Pour s’attaquer sérieusement et de manière cohérente à ce problème – la dépendance structurelle à l’égard de la main-d’œuvre immigrée non qualifiée dans un contexte de retard technologique et économique – le Portugal a besoin d’une stratégie coordonnée sur plusieurs fronts.
Investir dans la modernisation industrielle est essentiel, comme l'a si souvent souligné João Cravinho, récemment disparu. Mais pas avec les usines du XXe siècle. L'accent devrait être mis sur les petits centres de production basés sur la robotique, l'intelligence artificielle et l'impression 3D, capables de répondre rapidement aux marchés de niche. L'agriculture et la construction peuvent bénéficier directement de ces technologies.

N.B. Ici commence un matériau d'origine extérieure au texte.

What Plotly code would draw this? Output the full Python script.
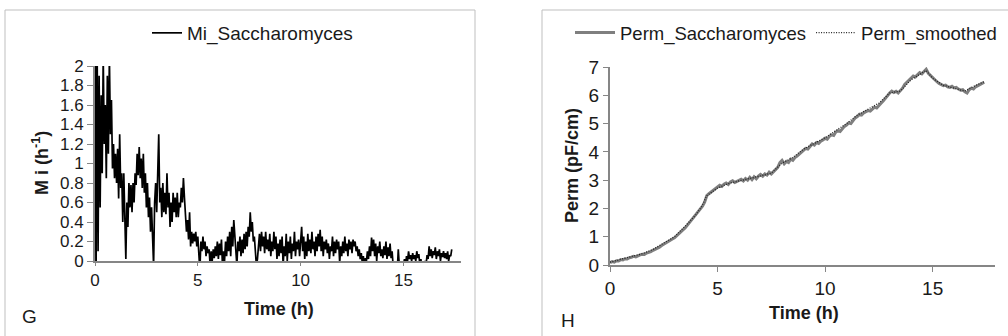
import plotly.graph_objects as go

# ---------------- data ----------------
# Panel G: specific growth rate, sampled every 0.05 h
mi_step = 0.05
mi_values = [
    # 0 - 1 h
    2.5, -0.3, 2.4, 0.1, 1.9, 0.55, 1.7, 0.9, 2.1, 1.2, 1.6, 0.85, 1.9, 1.1, 2.1, 1.3, 1.65, 0.95, 1.2, 0.85,
    # 1 - 2 h
    1.1, 0.8, 1.15, 0.64, 1.3, 0.75, 0.9, 0.4, 0.9, 0.45, 0.02, 0.6, 0.35, 0.8, 0.55, 0.78, 0.5, 0.8, 0.6, 0.9,
    # 2 - 3 h
    0.78, 1.1, 0.88, 1.17, 0.85, 1.05, 0.75, 1.1, 0.7, 0.9, 0.55, 0.8, 0.45, 0.65, 0.3, 0.55, 0.2, -0.05, 0.6, 0.8,
    # 3 - 4 h
    0.5, 0.85, 1.3, 0.6, 0.75, 0.45, 0.8, 0.5, 0.7, 0.48, 0.9, 0.55, 0.7, 0.35, 0.6, 0.4, 0.7, 0.5, 0.65, 0.45,
    # 4 - 5 h
    0.7, 0.45, 0.6, 0.55, 0.75, 0.6, 0.85, 0.65, 0.5, 0.3, 0.42, 0.22, 0.5, 0.15, 0.3, 0.18, 0.28, 0.2, 0.3, 0.15,
    # 5 - 6 h
    0.25, 0.05, -0.1, 0.2, 0.1, 0.25, 0.12, 0.2, 0.05, 0.15, 0.08, 0.12, -0.05, 0.1, 0.0, 0.12, 0.03, 0.15, 0.05, 0.2,
    # 6 - 7 h
    0.02, 0.18, 0.06, 0.22, -0.05, 0.1, 0.0, 0.2, 0.05, 0.25, 0.1, 0.3, 0.05, 0.35, 0.15, 0.42, 0.2, 0.05, -0.05, 0.2,
    # 7 - 8 h
    0.1, 0.25, 0.05, 0.22, 0.08, 0.28, 0.12, 0.3, 0.15, 0.35, 0.25, 0.5, 0.3, 0.4, 0.2, 0.25, 0.05, -0.05, 0.02, 0.15,
    # 8 - 9 h
    0.28, 0.1, 0.3, 0.15, 0.25, 0.08, 0.3, 0.12, 0.22, 0.1, 0.28, 0.05, 0.2, 0.1, 0.3, 0.12, 0.25, 0.02, 0.18, 0.05,
    # 9 - 10 h
    0.22, 0.08, 0.25, -0.05, 0.15, 0.05, 0.28, 0.0, 0.2, 0.08, 0.25, 0.02, 0.18, 0.1, 0.3, 0.05, 0.2, 0.12, 0.22, 0.05,
    # 10 - 11 h
    0.2, 0.35, 0.1, 0.25, 0.02, 0.2, 0.05, 0.28, 0.1, 0.22, 0.08, 0.3, 0.12, 0.2, 0.05, 0.25, 0.1, 0.28, 0.15, 0.32,
    # 11 - 12 h
    0.1, 0.25, 0.05, 0.2, 0.12, 0.22, 0.08, 0.18, 0.02, 0.15, 0.1, 0.25, 0.05, 0.2, 0.08, 0.22, 0.12, 0.2, -0.02, 0.15,
    # 12 - 13 h
    0.05, 0.2, 0.08, 0.25, 0.1, 0.18, 0.05, 0.22, 0.12, 0.2, 0.08, 0.22, 0.15, 0.2, 0.1, 0.15, 0.05, 0.12, 0.02, 0.08,
    # 13 - 14 h
    -0.02, 0.05, -0.05, 0.03, 0.0, 0.1, 0.02, 0.15, 0.05, 0.24, 0.1, 0.22, 0.05, 0.18, 0.0, 0.15, 0.08, 0.2, 0.05, 0.12,
    # 14 - 15 h
    0.03, 0.15, 0.06, 0.2, 0.02, 0.14, 0.05, 0.18, 0.03, 0.1, -0.05, -0.1, -0.08, -0.05, -0.1, 0.12, -0.05, -0.1, -0.06, -0.08,
    # 15 - 16 h
    -0.05, 0.02, -0.05, 0.05, 0.0, 0.1, 0.02, 0.06, 0.0, 0.08, 0.02, 0.06, 0.0, 0.1, 0.03, 0.07, -0.05, 0.02, -0.08, -0.03,
    # 16 - 17 h
    -0.05, 0.0, -0.04, 0.06, 0.02, 0.15, 0.05, 0.12, 0.03, 0.1, 0.06, 0.14, 0.02, 0.1, 0.05, 0.12, 0.0, 0.08, 0.04, 0.1,
    # 17 - 17.35 h
    0.03, 0.08, 0.02, 0.1, 0.0, 0.06, 0.05, 0.12,
]
mi_time = [round(i * mi_step, 2) for i in range(len(mi_values))]

# Panel H: permittivity (raw), sampled every 0.1 h
perm_step = 0.1
perm_values = [
    0.08, 0.12, 0.10, 0.15, 0.14, 0.19, 0.18, 0.22, 0.21, 0.26,
    0.27, 0.31, 0.29, 0.34, 0.36, 0.38, 0.37, 0.42, 0.44, 0.47,
    0.52, 0.55, 0.60, 0.63, 0.69, 0.74, 0.80, 0.83, 0.88, 0.92,
    0.96, 1.03, 1.08, 1.16, 1.24, 1.32, 1.41, 1.50, 1.60, 1.68,
    1.77, 1.86, 1.96, 2.08, 2.22, 2.45, 2.52, 2.58, 2.65, 2.68,
    2.75, 2.82, 2.78, 2.86, 2.90, 2.85, 2.94, 2.98, 2.92, 2.97,
    2.99, 3.03, 2.97, 3.06, 3.00, 3.10, 3.02, 3.12, 3.05, 3.14,
    3.20, 3.14, 3.22, 3.18, 3.28, 3.22, 3.30, 3.36, 3.45, 3.62,
    3.70, 3.58, 3.66, 3.62, 3.74, 3.70, 3.80, 3.85, 3.92, 4.00,
    4.05, 4.12, 4.10, 4.20, 4.28, 4.24, 4.33, 4.30, 4.38, 4.42,
    4.48, 4.45, 4.55, 4.60, 4.58, 4.70, 4.75, 4.72, 4.82, 4.90,
    4.95, 5.02, 5.00, 5.12, 5.20, 5.25, 5.33, 5.30, 5.38, 5.42,
    5.46, 5.44, 5.52, 5.58, 5.55, 5.65, 5.72, 5.80, 5.88, 5.98,
    6.08, 6.15, 6.10, 6.14, 6.08, 6.15, 6.25, 6.38, 6.45, 6.55,
    6.60, 6.68, 6.65, 6.72, 6.80, 6.76, 6.85, 6.92, 6.78, 6.70,
    6.62, 6.55, 6.48, 6.42, 6.38, 6.34, 6.36, 6.30, 6.28, 6.32,
    6.26, 6.28, 6.22, 6.18, 6.20, 6.12, 6.08, 6.20, 6.25, 6.22,
    6.30, 6.35, 6.38, 6.42, 6.46,
]
perm_time = [round(i * perm_step, 2) for i in range(len(perm_values))]

# Panel H: smoothed permittivity
smooth_time = [0, 0.5, 1.0, 1.5, 2.0, 2.5, 3.0, 3.5, 4.0, 4.25, 4.5, 5.0, 5.5, 6.0, 6.5, 7.0, 7.5,
               8.0, 8.5, 9.0, 9.5, 10.0, 10.5, 11.0, 11.5, 12.0, 12.5, 13.0, 13.5, 14.0, 14.5,
               14.7, 15.0, 15.5, 16.0, 16.5, 17.0, 17.4]
smooth_values = [0.1, 0.2, 0.3, 0.4, 0.55, 0.78, 1.0, 1.38, 1.78, 2.05, 2.45, 2.72, 2.88, 2.97, 3.05, 3.15, 3.25,
                 3.6, 3.8, 4.1, 4.3, 4.5, 4.75, 5.0, 5.3, 5.5, 5.72, 6.08, 6.15, 6.55, 6.8,
                 6.88, 6.6, 6.35, 6.25, 6.15, 6.35, 6.48]

x_ticks = [0, 5, 10, 15]
mi_ticks = [0, 0.2, 0.4, 0.6, 0.8, 1, 1.2, 1.4, 1.6, 1.8, 2]
mi_tick_labels = ["0", "0.2", "0.4", "0.6", "0.8", "1", "1.2", "1.4", "1.6", "1.8", "2"]
perm_ticks = [0, 1, 2, 3, 4, 5, 6, 7]

# ---------------- figure ----------------
W, H = 1008, 336
FONT = "Liberation Sans, Arial, sans-serif"
AXIS_GREY = "#868686"
TEXT = "#1a1a1a"


def px_x(p):
    return p / W


def px_y(p):
    return 1 - p / H


fig = go.Figure()

fig.add_trace(go.Scatter(
    x=mi_time, y=mi_values, mode="lines", name="Mi_Saccharomyces",
    line=dict(color="black", width=1.7), xaxis="x", yaxis="y", legend="legend",
))
fig.add_trace(go.Scatter(
    x=perm_time, y=perm_values, mode="lines", name="Perm_Saccharomyces",
    line=dict(color="#7f7f7f", width=3), xaxis="x2", yaxis="y2", legend="legend2",
))
fig.add_trace(go.Scatter(
    x=smooth_time, y=smooth_values, mode="lines", name="Perm_smoothed",
    line=dict(color="#222222", width=1.3, dash="1px,1.5px"), xaxis="x2", yaxis="y2", legend="legend2",
))

common_axis = dict(
    showgrid=False, zeroline=False, showline=True, linecolor=AXIS_GREY, linewidth=2,
    ticks="outside", tickcolor=AXIS_GREY, tickwidth=1, automargin=False,
)

fig.update_layout(
    width=W, height=H,
    margin=dict(l=0, r=0, t=0, b=0, pad=0, autoexpand=False),
    paper_bgcolor="white", plot_bgcolor="white",
    font=dict(family=FONT, color=TEXT),
    xaxis=dict(domain=[px_x(95), px_x(461)], range=[0, 17.8], tickvals=x_ticks, ticklen=3,
               tickfont=dict(size=17), anchor="y", **common_axis),
    yaxis=dict(domain=[px_y(261), px_y(66)], range=[0, 2], tickvals=mi_ticks, ticktext=mi_tick_labels,
               ticklen=6, tickfont=dict(size=17), anchor="x", layer="below traces", **common_axis),
    xaxis2=dict(domain=[px_x(610), px_x(995)], range=[0, 17.9], tickvals=x_ticks, ticklen=5,
                tickfont=dict(size=19), anchor="y2", **common_axis),
    yaxis2=dict(domain=[px_y(265), px_y(67)], range=[0, 7], tickvals=perm_ticks, ticklen=5,
                tickfont=dict(size=19), anchor="x2", **common_axis),
    legend=dict(orientation="h", x=px_x(147), xanchor="left", y=px_y(33), yanchor="middle",
                font=dict(size=19, family=FONT, color=TEXT), bgcolor="rgba(0,0,0,0)"),
    legend2=dict(orientation="h", x=px_x(570), xanchor="left", y=px_y(33), yanchor="middle",
                 itemwidth=40,
                 font=dict(size=18.5, family=FONT, color=TEXT), bgcolor="rgba(0,0,0,0)"),
    showlegend=True,
)

# panel frames
fig.add_shape(type="rect", xref="paper", yref="paper", x0=px_x(5), x1=px_x(475), y0=px_y(340), y1=px_y(10),
              line=dict(color="#bfbfbf", width=1), fillcolor="rgba(0,0,0,0)", layer="below")
fig.add_shape(type="rect", xref="paper", yref="paper", x0=px_x(542), x1=px_x(1012), y0=px_y(340), y1=px_y(10),
              line=dict(color="#bfbfbf", width=1), fillcolor="rgba(0,0,0,0)", layer="below")

annotations = [
    dict(text="<b>Time (h)</b>", x=px_x(279), y=px_y(309), font=dict(size=18)),
    dict(text="<b>M i (h<sup>-1</sup>)</b>", x=px_x(40), y=px_y(163), textangle=-90, font=dict(size=18)),
    dict(text="G", x=px_x(29), y=px_y(316), font=dict(size=19)),
    dict(text="<b>Time (h)</b>", x=px_x(804), y=px_y(313), font=dict(size=18)),
    dict(text="<b>Perm (pF/cm)</b>", x=px_x(572), y=px_y(166), textangle=-90, font=dict(size=18)),
    dict(text="H", x=px_x(568), y=px_y(320), font=dict(size=19)),
]
for a in annotations:
    fig.add_annotation(xref="paper", yref="paper", showarrow=False, xanchor="center", yanchor="middle",
                       font_family=FONT, font_color=TEXT, **{k: v for k, v in a.items()})

fig.write_html("out.html", config={"displayModeBar": False},
               post_script="document.body.style.margin='0';document.body.style.overflow='hidden';")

Au lieu de subventionner les bas salaires ou de perpétuer les incitations à l'emploi précaire, le gouvernement devrait offrir des incitations fiscales aux entreprises qui adoptent des solutions automatisées et investir dans la formation de leurs travailleurs. Il est essentiel de créer des programmes de formation technique courts, accessibles et pratiques, destinés aux nationaux comme aux immigrants. Au lieu de s'entêter à maintenir un système universitaire lent et inadéquat, nous devons promouvoir des écoles de formation spécialisée axées sur l'IA, la programmation, la maintenance robotique et la gestion des processus. L'enseignement actuel sur l'intelligence artificielle est, dans la plupart des cas, tout simplement dérisoire.

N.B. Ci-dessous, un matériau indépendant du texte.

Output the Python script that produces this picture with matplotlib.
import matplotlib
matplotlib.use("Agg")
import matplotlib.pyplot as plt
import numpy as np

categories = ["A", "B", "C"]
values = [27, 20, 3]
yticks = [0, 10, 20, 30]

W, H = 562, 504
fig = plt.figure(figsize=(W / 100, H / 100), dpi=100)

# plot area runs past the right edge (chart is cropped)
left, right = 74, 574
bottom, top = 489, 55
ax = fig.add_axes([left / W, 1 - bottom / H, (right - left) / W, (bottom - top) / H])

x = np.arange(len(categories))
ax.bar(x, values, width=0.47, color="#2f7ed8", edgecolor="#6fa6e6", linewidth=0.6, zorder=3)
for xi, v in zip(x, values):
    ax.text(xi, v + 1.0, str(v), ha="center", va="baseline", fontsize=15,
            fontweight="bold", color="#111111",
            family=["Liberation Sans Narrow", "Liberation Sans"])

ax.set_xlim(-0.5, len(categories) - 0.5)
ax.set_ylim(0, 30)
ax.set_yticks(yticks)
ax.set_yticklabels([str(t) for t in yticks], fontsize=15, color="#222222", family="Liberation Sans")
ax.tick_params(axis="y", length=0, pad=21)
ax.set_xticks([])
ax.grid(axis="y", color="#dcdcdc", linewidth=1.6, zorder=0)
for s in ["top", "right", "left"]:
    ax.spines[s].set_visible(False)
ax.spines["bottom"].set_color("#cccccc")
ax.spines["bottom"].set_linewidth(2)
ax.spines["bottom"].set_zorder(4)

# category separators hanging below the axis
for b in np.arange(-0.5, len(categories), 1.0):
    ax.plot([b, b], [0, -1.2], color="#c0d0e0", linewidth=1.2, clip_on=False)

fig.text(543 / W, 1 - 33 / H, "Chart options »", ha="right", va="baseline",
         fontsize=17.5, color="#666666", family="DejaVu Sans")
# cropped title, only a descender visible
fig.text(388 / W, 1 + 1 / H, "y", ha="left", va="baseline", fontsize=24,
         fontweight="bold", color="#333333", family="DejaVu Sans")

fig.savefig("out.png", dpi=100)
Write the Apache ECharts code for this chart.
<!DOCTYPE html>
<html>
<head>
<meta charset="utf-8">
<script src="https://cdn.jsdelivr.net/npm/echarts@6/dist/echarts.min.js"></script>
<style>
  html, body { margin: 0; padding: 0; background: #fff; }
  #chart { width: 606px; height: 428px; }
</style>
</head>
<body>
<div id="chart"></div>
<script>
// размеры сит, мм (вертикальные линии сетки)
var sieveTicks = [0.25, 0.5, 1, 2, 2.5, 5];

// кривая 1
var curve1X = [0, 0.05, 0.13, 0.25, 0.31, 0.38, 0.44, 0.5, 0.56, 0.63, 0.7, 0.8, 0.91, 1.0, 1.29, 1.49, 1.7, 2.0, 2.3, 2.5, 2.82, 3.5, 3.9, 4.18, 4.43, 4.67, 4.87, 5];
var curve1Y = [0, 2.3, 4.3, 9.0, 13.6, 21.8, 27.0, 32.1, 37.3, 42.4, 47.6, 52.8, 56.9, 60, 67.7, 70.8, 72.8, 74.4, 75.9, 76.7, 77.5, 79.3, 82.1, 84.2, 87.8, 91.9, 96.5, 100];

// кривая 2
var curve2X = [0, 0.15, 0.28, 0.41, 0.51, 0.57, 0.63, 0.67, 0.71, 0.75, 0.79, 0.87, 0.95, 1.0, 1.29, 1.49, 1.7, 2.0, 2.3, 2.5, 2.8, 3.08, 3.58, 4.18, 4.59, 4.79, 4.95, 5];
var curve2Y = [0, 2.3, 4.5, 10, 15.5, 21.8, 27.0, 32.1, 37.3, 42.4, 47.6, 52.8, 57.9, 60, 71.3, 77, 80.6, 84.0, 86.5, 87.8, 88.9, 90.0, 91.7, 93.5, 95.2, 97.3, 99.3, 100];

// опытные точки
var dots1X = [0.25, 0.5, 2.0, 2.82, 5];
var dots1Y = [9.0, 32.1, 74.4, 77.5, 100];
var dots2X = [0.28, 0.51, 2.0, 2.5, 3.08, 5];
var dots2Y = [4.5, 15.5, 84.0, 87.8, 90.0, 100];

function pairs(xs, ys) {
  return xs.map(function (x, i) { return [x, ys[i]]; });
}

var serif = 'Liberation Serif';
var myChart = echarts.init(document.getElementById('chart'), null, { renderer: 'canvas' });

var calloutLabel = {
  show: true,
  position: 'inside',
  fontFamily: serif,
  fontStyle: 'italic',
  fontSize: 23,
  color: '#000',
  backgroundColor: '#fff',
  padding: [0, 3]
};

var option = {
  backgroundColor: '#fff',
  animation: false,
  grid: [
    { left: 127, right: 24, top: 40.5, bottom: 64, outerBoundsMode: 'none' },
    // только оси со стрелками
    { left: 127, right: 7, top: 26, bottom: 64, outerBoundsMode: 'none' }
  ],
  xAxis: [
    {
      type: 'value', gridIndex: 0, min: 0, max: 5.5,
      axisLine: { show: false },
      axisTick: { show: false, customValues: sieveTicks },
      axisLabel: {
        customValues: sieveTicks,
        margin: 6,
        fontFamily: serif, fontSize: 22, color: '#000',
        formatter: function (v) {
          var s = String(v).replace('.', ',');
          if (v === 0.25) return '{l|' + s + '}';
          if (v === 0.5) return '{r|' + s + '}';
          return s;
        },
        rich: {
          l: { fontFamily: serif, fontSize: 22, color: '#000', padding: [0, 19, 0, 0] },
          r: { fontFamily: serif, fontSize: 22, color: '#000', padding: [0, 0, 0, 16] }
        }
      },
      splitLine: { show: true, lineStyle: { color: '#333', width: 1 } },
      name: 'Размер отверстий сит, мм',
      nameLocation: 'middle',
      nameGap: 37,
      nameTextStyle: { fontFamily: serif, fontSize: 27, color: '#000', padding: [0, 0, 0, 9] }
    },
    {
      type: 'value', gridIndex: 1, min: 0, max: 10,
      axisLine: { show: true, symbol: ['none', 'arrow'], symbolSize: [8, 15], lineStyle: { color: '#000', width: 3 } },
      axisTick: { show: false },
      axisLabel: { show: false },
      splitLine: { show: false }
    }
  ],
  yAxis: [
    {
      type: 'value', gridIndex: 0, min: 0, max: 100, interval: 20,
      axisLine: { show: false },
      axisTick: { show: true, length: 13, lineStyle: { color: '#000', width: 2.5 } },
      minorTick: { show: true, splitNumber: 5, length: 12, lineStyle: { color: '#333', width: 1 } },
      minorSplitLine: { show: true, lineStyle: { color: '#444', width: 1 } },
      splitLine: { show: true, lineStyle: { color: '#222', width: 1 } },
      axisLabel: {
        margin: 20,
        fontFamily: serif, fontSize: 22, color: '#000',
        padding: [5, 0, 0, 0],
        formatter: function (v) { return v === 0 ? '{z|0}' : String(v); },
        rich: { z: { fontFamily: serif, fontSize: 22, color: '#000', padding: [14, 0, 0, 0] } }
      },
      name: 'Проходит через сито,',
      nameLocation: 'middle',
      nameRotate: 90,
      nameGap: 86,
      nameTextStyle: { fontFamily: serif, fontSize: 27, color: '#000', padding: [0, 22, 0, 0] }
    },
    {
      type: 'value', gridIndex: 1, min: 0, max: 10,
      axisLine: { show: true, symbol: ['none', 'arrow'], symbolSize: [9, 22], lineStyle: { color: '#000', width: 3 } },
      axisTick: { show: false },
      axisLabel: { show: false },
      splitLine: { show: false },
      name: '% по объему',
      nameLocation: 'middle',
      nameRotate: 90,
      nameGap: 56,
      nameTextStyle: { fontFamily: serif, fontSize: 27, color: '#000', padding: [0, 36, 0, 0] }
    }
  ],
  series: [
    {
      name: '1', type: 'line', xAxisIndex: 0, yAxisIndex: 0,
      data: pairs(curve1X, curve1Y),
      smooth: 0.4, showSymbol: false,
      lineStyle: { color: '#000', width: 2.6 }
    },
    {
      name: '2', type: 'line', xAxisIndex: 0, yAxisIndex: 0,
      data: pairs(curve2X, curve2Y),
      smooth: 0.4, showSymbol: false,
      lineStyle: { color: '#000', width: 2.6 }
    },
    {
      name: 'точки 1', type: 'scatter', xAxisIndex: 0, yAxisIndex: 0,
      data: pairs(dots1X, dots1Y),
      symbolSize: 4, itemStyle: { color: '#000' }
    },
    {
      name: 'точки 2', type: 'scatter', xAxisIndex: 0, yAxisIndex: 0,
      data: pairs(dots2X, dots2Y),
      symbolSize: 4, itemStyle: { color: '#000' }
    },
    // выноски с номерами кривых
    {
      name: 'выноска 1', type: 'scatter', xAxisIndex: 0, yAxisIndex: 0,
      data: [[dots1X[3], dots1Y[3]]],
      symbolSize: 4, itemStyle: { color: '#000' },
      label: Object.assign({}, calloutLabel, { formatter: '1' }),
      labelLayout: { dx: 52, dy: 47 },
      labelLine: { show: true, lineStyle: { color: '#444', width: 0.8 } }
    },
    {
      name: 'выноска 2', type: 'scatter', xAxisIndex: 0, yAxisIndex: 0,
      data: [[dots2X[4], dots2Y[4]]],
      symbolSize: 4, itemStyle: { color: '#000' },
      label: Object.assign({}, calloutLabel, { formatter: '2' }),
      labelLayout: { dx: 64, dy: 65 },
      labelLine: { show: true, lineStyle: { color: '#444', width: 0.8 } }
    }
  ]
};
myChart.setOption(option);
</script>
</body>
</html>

Le Portugal doit cesser d'être un pays qui attire les gens uniquement par son climat et son coût de la vie. Il doit créer des programmes efficaces pour attirer les talents internationaux dans les domaines techniques et scientifiques. Cela implique des conditions de travail décentes, de meilleurs salaires, des processus rapides de reconnaissance des qualifications et, surtout, une vision d'avenir, et non pas seulement de survie.
Les établissements d'enseignement supérieur devraient être encouragés à fonctionner comme de véritables laboratoires d'innovation, connectés aux besoins locaux et régionaux, plutôt que comme des usines à diplômes déconnectées de la réalité économique. Les partenariats avec les entreprises, les municipalités et les centres technologiques sont essentiels pour résoudre des problèmes concrets grâce à l'application des connaissances.
Le Portugal ne peut pas continuer à concurrencer par le bas. Le seul avantage comparatif durable réside dans la valeur ajoutée. Cela nécessite une transformation du paradigme économique : moins de tourisme de masse et d’agriculture intensive ; plus de technologie, plus de culture, plus de sciences appliquées, plus de production créative.
Enfin, il est important d'abandonner l'improvisation et de construire un modèle d'intégration clair : avec des objectifs, des droits, des obligations et des possibilités d'évolution. L'immigration ne doit pas être considérée comme une main-d'œuvre jetable, mais comme un élément actif et créatif de la société.